• **Given information**
- - -

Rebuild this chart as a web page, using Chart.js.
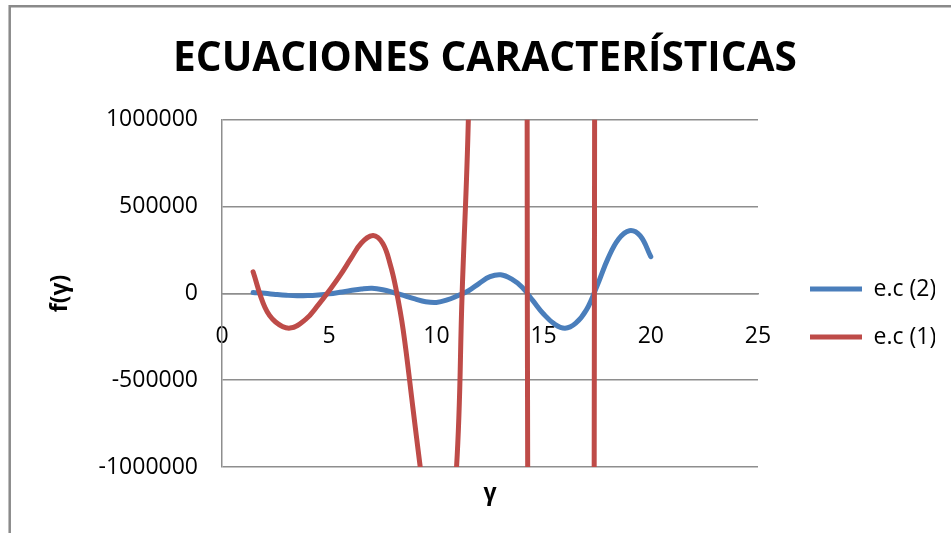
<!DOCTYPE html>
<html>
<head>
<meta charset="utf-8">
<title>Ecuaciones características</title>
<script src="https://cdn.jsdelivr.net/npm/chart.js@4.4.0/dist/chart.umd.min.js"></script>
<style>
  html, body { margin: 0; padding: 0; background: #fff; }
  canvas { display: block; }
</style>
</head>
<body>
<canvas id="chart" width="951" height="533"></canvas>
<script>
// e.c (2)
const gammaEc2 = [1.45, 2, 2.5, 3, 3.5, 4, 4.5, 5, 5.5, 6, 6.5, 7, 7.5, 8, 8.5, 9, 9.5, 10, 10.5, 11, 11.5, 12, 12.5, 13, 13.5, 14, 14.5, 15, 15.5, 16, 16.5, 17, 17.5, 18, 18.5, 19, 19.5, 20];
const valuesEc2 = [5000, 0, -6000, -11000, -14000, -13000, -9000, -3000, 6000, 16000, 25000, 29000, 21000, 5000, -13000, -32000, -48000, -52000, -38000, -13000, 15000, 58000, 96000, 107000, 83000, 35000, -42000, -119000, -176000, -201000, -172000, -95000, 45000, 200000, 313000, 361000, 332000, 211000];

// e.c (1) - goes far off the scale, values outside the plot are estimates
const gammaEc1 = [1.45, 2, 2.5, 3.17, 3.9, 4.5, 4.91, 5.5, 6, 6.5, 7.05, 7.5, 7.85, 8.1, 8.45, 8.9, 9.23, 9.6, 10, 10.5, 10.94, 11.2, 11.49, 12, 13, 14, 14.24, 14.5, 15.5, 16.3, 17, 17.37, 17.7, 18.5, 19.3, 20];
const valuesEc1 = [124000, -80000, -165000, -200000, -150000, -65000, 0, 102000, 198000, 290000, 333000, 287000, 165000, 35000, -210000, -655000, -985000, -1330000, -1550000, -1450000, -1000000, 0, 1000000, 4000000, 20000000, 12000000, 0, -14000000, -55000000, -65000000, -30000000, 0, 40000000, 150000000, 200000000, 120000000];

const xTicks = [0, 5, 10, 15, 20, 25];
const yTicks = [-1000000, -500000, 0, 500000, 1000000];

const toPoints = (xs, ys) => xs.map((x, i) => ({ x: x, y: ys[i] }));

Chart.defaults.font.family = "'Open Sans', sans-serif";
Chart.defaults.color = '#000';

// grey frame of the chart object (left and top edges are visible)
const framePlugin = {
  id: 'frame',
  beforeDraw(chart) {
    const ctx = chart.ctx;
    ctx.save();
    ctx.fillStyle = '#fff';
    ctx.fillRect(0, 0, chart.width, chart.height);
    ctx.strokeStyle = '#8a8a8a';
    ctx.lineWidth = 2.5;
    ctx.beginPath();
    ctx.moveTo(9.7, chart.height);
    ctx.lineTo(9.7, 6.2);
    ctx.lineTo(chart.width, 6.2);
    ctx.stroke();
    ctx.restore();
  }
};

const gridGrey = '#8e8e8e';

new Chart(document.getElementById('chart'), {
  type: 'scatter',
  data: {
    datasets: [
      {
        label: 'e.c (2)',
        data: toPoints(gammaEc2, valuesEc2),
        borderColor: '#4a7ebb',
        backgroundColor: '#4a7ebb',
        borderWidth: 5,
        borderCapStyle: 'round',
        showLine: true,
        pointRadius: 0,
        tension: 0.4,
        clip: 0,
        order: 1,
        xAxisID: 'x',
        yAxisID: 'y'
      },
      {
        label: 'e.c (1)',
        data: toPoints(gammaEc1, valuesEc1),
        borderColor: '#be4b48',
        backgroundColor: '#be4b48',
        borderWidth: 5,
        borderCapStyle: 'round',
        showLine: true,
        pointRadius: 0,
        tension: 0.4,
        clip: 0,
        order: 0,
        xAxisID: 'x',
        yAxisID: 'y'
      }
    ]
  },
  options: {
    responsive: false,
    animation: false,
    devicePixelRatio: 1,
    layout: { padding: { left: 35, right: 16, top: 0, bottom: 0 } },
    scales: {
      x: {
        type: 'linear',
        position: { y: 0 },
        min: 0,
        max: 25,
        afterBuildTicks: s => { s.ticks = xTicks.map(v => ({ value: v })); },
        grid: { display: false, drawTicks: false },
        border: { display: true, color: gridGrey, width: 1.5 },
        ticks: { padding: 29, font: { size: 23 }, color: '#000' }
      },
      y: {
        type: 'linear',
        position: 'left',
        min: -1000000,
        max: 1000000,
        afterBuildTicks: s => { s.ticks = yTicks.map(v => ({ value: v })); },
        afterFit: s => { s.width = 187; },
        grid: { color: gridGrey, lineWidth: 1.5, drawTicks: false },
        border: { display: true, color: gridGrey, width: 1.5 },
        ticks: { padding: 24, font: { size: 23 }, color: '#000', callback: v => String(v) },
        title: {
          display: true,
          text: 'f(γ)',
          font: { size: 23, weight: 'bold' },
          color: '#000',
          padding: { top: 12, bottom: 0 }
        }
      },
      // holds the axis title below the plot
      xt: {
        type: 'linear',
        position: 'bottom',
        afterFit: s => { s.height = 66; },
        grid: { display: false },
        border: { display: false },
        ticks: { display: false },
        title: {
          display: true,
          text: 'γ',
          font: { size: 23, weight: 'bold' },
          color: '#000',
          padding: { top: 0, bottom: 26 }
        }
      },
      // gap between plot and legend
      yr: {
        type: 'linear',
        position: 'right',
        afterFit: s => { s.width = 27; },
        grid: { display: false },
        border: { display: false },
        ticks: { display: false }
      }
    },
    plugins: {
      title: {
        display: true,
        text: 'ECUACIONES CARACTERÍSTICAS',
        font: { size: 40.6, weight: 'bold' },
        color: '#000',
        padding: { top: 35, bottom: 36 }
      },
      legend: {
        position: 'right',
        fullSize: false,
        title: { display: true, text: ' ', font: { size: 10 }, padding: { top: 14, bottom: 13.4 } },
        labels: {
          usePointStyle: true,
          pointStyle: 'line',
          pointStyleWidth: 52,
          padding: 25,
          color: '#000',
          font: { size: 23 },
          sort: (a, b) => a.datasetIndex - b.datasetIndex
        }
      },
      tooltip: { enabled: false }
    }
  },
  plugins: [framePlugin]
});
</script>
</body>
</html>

- - -

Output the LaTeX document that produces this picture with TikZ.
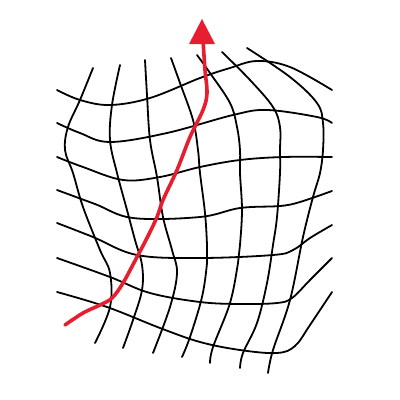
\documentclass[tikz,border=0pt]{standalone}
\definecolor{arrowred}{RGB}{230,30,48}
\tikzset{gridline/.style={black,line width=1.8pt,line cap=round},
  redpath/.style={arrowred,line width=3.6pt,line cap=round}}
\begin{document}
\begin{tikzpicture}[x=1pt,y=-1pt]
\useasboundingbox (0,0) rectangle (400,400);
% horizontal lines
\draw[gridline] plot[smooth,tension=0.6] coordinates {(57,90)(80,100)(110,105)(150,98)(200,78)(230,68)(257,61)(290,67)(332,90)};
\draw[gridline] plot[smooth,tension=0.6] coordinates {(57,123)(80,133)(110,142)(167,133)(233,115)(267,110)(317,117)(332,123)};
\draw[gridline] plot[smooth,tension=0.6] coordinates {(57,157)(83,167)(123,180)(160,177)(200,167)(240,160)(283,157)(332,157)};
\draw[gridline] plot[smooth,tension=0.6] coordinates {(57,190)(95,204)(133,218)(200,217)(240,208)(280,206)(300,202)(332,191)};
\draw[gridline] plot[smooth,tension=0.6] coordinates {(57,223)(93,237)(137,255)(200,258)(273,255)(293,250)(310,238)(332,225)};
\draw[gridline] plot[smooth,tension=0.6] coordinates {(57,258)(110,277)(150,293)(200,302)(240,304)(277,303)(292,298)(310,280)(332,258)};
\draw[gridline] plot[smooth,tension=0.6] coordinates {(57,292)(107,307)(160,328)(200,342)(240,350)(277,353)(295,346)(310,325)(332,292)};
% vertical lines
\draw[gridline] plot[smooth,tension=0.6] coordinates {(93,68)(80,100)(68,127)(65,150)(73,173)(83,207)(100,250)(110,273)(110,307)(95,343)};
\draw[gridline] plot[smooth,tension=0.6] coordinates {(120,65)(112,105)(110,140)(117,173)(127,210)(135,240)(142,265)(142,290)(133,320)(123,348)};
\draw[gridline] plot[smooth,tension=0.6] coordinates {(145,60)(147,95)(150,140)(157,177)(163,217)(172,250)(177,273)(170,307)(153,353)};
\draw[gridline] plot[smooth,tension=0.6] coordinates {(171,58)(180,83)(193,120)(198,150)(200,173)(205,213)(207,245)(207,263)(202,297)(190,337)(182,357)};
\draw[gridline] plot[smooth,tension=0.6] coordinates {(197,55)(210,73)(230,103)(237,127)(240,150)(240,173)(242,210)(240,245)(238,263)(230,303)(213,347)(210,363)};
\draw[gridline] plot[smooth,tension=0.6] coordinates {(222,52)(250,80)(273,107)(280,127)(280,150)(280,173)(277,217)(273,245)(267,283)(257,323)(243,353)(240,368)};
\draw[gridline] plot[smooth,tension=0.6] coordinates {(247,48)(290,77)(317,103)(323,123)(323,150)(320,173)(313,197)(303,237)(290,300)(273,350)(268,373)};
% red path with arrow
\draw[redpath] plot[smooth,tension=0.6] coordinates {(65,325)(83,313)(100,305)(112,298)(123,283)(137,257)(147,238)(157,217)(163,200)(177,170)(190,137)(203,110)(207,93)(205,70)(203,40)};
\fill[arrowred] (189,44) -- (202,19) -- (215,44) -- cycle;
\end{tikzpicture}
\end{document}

- - -

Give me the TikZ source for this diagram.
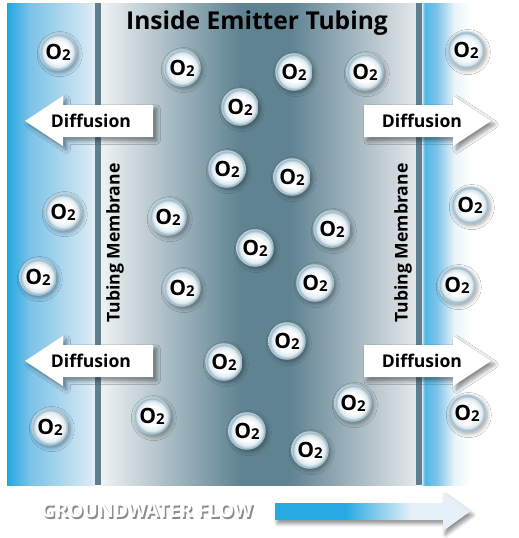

- - -

• **Task description**
Your copy should hold only the lines from the one containing "Rebuild this chart" through the one containing "361000, 332000, 211000];", word for word, with no pictures.

• **Correct answer**
Rebuild this chart as a web page, using Chart.js.
<!DOCTYPE html>
<html>
<head>
<meta charset="utf-8">
<title>Ecuaciones características</title>
<script src="https://cdn.jsdelivr.net/npm/chart.js@4.4.0/dist/chart.umd.min.js"></script>
<style>
  html, body { margin: 0; padding: 0; background: #fff; }
  canvas { display: block; }
</style>
</head>
<body>
<canvas id="chart" width="951" height="533"></canvas>
<script>
// e.c (2)
const gammaEc2 = [1.45, 2, 2.5, 3, 3.5, 4, 4.5, 5, 5.5, 6, 6.5, 7, 7.5, 8, 8.5, 9, 9.5, 10, 10.5, 11, 11.5, 12, 12.5, 13, 13.5, 14, 14.5, 15, 15.5, 16, 16.5, 17, 17.5, 18, 18.5, 19, 19.5, 20];
const valuesEc2 = [5000, 0, -6000, -11000, -14000, -13000, -9000, -3000, 6000, 16000, 25000, 29000, 21000, 5000, -13000, -32000, -48000, -52000, -38000, -13000, 15000, 58000, 96000, 107000, 83000, 35000, -42000, -119000, -176000, -201000, -172000, -95000, 45000, 200000, 313000, 361000, 332000, 211000];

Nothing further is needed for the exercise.